[Entries from a dataset]
+-------+

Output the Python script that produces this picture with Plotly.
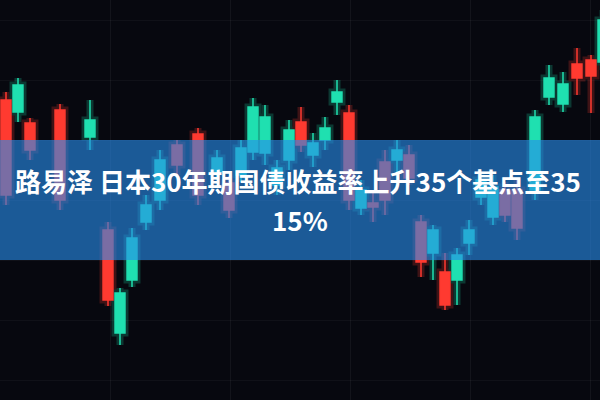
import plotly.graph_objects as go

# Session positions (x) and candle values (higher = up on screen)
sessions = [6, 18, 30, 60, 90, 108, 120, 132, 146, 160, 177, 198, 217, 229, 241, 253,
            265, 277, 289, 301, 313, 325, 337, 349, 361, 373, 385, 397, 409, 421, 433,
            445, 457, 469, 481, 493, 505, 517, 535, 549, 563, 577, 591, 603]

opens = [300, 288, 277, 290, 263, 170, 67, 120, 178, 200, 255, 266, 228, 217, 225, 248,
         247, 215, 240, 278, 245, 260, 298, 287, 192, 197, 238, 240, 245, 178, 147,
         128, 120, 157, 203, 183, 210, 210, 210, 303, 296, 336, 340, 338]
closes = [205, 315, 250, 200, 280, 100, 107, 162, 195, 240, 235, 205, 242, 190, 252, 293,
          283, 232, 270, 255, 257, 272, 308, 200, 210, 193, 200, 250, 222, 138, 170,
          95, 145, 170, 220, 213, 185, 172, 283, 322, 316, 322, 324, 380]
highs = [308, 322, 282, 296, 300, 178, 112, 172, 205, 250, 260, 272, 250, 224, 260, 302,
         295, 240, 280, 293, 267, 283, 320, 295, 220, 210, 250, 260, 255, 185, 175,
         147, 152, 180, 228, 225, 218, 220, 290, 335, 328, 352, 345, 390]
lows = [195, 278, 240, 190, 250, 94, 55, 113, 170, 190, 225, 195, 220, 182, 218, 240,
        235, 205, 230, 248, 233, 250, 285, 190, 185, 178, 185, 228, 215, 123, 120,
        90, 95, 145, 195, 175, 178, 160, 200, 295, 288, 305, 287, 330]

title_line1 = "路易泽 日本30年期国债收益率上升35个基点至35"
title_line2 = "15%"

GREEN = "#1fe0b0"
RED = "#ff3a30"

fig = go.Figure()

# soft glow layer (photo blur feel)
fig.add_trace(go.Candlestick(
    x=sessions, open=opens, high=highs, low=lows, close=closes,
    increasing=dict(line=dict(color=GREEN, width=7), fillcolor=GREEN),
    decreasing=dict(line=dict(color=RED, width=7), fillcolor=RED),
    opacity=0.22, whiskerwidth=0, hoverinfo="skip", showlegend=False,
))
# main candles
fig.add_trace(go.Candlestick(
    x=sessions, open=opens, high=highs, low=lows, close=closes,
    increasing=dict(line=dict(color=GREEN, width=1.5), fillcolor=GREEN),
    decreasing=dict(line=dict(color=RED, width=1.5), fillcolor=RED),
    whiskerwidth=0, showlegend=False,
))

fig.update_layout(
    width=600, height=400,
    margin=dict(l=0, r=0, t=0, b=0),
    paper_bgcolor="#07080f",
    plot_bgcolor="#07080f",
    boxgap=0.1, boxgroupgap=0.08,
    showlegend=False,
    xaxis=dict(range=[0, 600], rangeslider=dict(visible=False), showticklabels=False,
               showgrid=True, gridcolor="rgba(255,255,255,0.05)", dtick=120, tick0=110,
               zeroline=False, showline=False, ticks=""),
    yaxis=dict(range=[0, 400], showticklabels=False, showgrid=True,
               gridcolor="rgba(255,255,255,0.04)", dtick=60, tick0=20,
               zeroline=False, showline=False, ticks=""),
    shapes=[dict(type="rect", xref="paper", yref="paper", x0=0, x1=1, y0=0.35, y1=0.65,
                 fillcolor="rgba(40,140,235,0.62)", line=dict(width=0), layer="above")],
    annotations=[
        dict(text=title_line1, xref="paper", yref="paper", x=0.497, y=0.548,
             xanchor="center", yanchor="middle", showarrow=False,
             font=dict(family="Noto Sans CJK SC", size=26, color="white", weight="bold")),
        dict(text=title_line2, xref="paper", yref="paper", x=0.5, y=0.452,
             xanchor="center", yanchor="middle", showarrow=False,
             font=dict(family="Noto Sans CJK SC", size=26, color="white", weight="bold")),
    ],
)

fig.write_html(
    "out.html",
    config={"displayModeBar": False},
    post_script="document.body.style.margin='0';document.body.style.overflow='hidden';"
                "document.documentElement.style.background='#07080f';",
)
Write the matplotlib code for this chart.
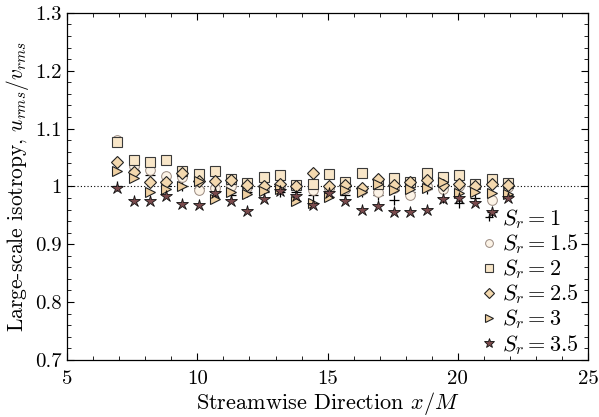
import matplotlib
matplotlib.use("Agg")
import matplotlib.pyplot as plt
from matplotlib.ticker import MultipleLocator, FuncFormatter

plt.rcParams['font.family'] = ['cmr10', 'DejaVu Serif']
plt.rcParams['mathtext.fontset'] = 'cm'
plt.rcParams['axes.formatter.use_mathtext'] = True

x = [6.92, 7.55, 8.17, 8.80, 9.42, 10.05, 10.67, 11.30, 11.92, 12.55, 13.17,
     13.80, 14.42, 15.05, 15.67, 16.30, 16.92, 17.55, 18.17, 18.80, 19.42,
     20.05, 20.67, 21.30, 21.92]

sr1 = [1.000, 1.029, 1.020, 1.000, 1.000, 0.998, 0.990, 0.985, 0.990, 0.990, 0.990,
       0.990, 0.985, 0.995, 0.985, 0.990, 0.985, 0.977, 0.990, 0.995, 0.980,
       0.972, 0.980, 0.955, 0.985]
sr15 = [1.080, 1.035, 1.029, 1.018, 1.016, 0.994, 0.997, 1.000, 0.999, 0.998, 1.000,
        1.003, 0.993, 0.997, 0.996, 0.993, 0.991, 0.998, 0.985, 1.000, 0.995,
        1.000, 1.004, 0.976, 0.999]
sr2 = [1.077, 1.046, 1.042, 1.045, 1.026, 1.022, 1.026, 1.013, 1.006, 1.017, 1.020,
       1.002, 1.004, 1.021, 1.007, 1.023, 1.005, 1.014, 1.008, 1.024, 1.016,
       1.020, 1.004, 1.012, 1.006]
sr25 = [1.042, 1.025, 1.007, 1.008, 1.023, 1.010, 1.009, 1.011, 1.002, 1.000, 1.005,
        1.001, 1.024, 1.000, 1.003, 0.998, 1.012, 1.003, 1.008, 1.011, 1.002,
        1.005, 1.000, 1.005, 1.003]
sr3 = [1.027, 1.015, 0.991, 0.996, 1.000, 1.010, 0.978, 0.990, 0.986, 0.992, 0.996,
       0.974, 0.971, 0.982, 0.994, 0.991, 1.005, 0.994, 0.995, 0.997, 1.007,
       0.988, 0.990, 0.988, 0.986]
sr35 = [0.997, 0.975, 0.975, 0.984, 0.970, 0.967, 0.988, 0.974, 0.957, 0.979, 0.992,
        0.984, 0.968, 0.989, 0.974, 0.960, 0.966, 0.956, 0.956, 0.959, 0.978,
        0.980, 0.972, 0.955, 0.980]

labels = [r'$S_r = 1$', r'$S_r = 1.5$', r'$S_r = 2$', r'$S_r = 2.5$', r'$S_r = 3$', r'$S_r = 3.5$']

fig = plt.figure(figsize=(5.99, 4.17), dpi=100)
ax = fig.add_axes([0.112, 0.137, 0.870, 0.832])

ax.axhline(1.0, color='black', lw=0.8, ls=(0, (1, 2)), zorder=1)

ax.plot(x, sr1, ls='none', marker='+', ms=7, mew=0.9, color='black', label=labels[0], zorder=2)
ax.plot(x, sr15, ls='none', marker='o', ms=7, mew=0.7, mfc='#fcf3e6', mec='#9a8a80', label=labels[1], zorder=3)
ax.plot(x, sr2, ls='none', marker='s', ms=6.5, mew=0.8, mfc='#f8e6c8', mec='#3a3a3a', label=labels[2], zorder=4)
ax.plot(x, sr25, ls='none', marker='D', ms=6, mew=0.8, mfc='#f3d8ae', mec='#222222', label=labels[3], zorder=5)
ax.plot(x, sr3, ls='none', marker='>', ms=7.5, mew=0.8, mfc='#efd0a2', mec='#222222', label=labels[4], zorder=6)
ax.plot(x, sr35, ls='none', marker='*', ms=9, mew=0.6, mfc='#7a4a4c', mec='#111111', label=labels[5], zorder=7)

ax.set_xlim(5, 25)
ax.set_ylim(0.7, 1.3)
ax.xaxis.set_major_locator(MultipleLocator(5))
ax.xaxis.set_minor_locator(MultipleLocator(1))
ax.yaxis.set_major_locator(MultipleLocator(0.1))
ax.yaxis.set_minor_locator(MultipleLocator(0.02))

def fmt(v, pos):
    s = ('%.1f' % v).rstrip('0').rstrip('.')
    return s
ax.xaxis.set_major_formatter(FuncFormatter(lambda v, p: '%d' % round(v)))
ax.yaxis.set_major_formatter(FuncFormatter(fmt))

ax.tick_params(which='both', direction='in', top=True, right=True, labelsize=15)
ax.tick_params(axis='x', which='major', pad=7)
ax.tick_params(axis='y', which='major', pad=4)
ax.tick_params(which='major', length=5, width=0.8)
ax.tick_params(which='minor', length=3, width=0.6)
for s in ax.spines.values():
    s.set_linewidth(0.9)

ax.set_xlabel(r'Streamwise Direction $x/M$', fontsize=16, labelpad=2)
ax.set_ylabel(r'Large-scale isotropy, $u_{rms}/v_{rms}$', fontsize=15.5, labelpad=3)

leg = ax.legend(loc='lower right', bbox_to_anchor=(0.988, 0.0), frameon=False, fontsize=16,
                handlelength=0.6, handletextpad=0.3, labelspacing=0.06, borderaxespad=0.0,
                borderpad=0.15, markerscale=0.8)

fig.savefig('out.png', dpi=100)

+-------+

Exercise task: From the first line of the entries above down to the line holding "577, 591, 603]", quote each line exactly and nothing else, skipping pictures.

Exercise response:
Output the Python script that produces this picture with Plotly.
import plotly.graph_objects as go

# Session positions (x) and candle values (higher = up on screen)
sessions = [6, 18, 30, 60, 90, 108, 120, 132, 146, 160, 177, 198, 217, 229, 241, 253,
            265, 277, 289, 301, 313, 325, 337, 349, 361, 373, 385, 397, 409, 421, 433,
            445, 457, 469, 481, 493, 505, 517, 535, 549, 563, 577, 591, 603]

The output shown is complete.